# Wipe-on Poly???



## MAB11 (Oct 23, 2010)

I was thinking about trying a wipe-on polyurethane finish, and then I thought I should check here first. (for pros/cons) Thanks in advance for any feedback.


----------



## jttheclockman (Oct 24, 2010)

Nothing wrong with using poly at all. Alot of people do the dip method. Poly holds up very well. As with any finish though it can be prone to chipping if hit or dropped. Poly is a product of a layered finish so there is no" burn-in" properties such as you get with lacquers so remember that when doing multiple coats.


----------



## SDB777 (Oct 24, 2010)

That is the finish Les prefers.  He's even done a pdf tutorial on it.
While it takes a little longer to get the layers on and dried, I think it is well worth it.


Scott (and no CA fumes too) B


----------



## Craftdiggity (Oct 24, 2010)

I started out using wipe-on poly before learning CA.  I like the look.  The drawbacks are the time it takes to build up the finish.  Also, the oily woods are a PITA.  Sometimes the finish doesn't work on them.


----------



## bitshird (Oct 24, 2010)

W.O.P is a nice finish, it just takes a long time, Several excellent pen turners on the Australian board and on woodworking friends group use it and get fantastic finishes. Check out Les Elms PDF on it,


----------



## stolicky (Oct 24, 2010)

It will work just fine.  It was the finish I resorted to when CA/BLO and I had a "Time out Period".  I found that standard "fast drying" poly worked just as well with fewer coats. Still used a rag for it, too.


----------



## ldb2000 (Oct 25, 2010)

bitshird said:


> W.O.P is a nice finish, it just takes a long time, Several excellent pen turners on the Australian board and on woodworking friends group use it and get fantastic finishes. *Check out Les Elms PDF on it*,


 
Actually if that is the one I'm thinking of , Les is using the "Fast dry Poly" finish . The difference is in the thickness of the coating . WOP is a thinned version of the Fast dry poly and requires more coats to get the same coverage . I love the fast dry poly finish on flat work and on pens but the time it takes to FULLY cure is a killer . If you air dry it , it takes several hours between coats (6 coats) and then requires several weeks to FULLY cure . If you force dry it you only need to wait an hour between coats but it still takes a week or more to fully cure . While the WOP air dries a little quicker it takes several more coats and will still take a long time to fully cure .

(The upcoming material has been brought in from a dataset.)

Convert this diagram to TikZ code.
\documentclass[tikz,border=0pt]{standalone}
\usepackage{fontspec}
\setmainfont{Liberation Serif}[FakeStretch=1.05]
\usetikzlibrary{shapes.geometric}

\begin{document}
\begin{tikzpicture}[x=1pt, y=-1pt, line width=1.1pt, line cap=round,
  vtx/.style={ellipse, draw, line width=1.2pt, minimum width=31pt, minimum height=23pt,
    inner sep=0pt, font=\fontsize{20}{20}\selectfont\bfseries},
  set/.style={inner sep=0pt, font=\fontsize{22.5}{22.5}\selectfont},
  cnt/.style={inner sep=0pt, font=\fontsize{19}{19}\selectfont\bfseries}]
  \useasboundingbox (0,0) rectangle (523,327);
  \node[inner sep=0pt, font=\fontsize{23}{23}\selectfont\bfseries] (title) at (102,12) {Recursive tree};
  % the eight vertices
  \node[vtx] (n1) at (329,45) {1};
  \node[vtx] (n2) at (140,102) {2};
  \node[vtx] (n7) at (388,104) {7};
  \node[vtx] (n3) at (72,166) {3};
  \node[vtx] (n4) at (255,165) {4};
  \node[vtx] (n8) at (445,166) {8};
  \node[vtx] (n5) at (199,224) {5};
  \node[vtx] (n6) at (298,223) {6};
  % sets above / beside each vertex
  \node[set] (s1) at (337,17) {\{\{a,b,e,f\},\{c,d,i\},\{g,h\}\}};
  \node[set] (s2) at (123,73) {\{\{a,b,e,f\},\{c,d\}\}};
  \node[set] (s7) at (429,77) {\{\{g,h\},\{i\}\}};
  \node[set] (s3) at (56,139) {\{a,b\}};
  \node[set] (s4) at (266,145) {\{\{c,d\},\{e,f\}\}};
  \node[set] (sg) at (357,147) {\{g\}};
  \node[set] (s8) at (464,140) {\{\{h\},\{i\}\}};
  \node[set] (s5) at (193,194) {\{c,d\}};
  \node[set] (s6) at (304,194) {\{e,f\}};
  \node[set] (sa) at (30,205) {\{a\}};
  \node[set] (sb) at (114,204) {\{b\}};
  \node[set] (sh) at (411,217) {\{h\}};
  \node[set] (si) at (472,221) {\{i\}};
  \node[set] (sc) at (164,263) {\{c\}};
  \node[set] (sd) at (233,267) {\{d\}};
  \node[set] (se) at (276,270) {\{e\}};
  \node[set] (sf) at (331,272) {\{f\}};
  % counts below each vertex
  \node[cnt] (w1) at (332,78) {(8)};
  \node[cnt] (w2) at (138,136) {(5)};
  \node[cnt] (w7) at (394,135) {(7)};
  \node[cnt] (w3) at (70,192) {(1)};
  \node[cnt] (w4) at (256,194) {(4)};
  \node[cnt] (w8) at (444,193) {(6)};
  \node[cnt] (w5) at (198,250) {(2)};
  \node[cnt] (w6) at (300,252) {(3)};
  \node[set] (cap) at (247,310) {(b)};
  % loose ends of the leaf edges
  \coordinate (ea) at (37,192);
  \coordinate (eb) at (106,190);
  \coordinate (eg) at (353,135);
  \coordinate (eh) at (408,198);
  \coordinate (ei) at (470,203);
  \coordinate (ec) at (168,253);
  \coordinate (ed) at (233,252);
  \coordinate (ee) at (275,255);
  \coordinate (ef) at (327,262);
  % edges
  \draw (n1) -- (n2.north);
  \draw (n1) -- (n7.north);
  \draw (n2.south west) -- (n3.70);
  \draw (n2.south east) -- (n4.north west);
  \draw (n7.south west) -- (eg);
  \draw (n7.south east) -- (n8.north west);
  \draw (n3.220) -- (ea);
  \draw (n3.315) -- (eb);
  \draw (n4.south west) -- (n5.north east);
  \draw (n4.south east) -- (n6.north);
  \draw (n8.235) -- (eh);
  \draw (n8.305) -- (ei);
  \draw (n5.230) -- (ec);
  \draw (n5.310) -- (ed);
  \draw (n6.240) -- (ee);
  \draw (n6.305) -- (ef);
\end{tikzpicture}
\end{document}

Fully cured = All layers (coats) hardened . Until it is fully cured it is still soft and can be damaged rather easily . Once it is fully cured it almost takes a hammer to damage it .


----------



## BigguyZ (Oct 26, 2010)

I've been wondering about water based poly.  You could use a sealer coat of shellac, and then follow up with a few coats of water based.  That would work well, I think.  You wouldn't want it for a thick coat, but if you want a thin but durable finish, I think that would work.  I want to try it, that's for sure.


----------



## bking0217 (Oct 26, 2010)

In the not-too-distant future, I'm going to try Minwax Polycrylic (the stuff in the aerosol can). I'll let you know what happens.


----------



## maxwell_smart007 (Oct 26, 2010)

How do you rush the finish curing, Butch?  Heat gun?  

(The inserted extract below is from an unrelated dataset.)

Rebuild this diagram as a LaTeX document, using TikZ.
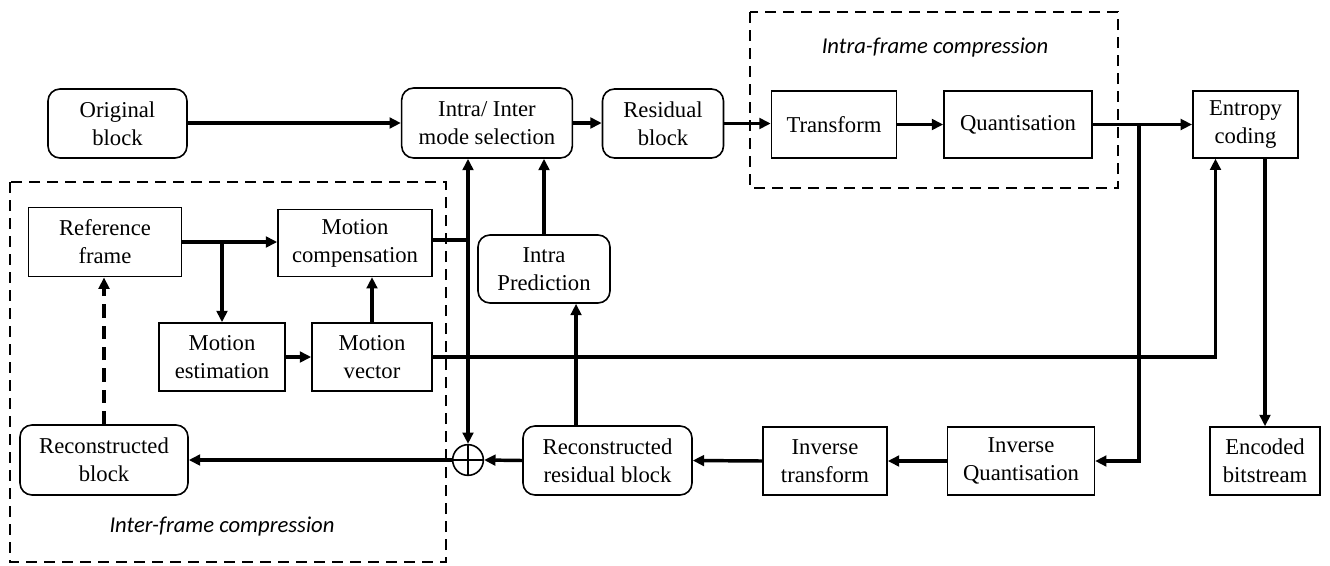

If you've seen Les' finishes, I think the shine is at least as brilliant as a CA finish...Les in Red Deere's finishes are dazzling!


----------



## kludge77 (Oct 26, 2010)

MAB11 said:


> I was thinking about trying a wipe-on polyurethane finish, and then I thought I should check here first. (for pros/cons) Thanks in advance for any feedback.



Pros: Easier to control
Cons: Time. if you aren't doing them in batches it might not be worth it. It takes a loongg time. 

Still hard to refute Les's results!


----------



## ldb2000 (Oct 27, 2010)

maxwell_smart007 said:


> How do you rush the finish curing, Butch? Heat gun?
> 
> If you've seen Les' finishes, I think the shine is at least as brilliant as a CA finish...Les in Red Deere's finishes are dazzling!


 
I love it as a finish but hate how long it takes to fully cure . I speed up the time between coats by putting it in my wood drying / post curing kiln that I built . It keeps the blanks at a constant 125 degrees and the poly is dry to the touch in about an hour , ready for recoating . When I put the final coat I either wait at least 2 weeks or more before I assemble the pen or I use the kiln and that time is cut in half for a fully cured finish . Still a week is a long time to wait to finish a pen so I normally do a CA finish , the only time I use it anymore is when I have a pen I can't CA due to shapes , like window pens and multi level segmenting .


----------



## AeroClassics (Nov 3, 2010)

One thing I will say for poly, it is practically bomb proof once fully cured out. Heat and lack of humidity can indeed speed up the process but to what detriment, I do not know. I am not an organic chemist ;-) I do know that depending on conditions 2 - 4 weeks for a _full_ cure is not that unusual. Fast drying is probably quicker. YMMV.

Doug


----------



## geovtx (Nov 3, 2010)

I use both oil based and water based poly (not on the same pen).  The oil base imparts a slight darkening so when I turn a light wood like maple I use the water based.  On both, I first put a couple of coats of dewaxed shellac.  The water poly builds pretty quick and dries pretty quick.


----------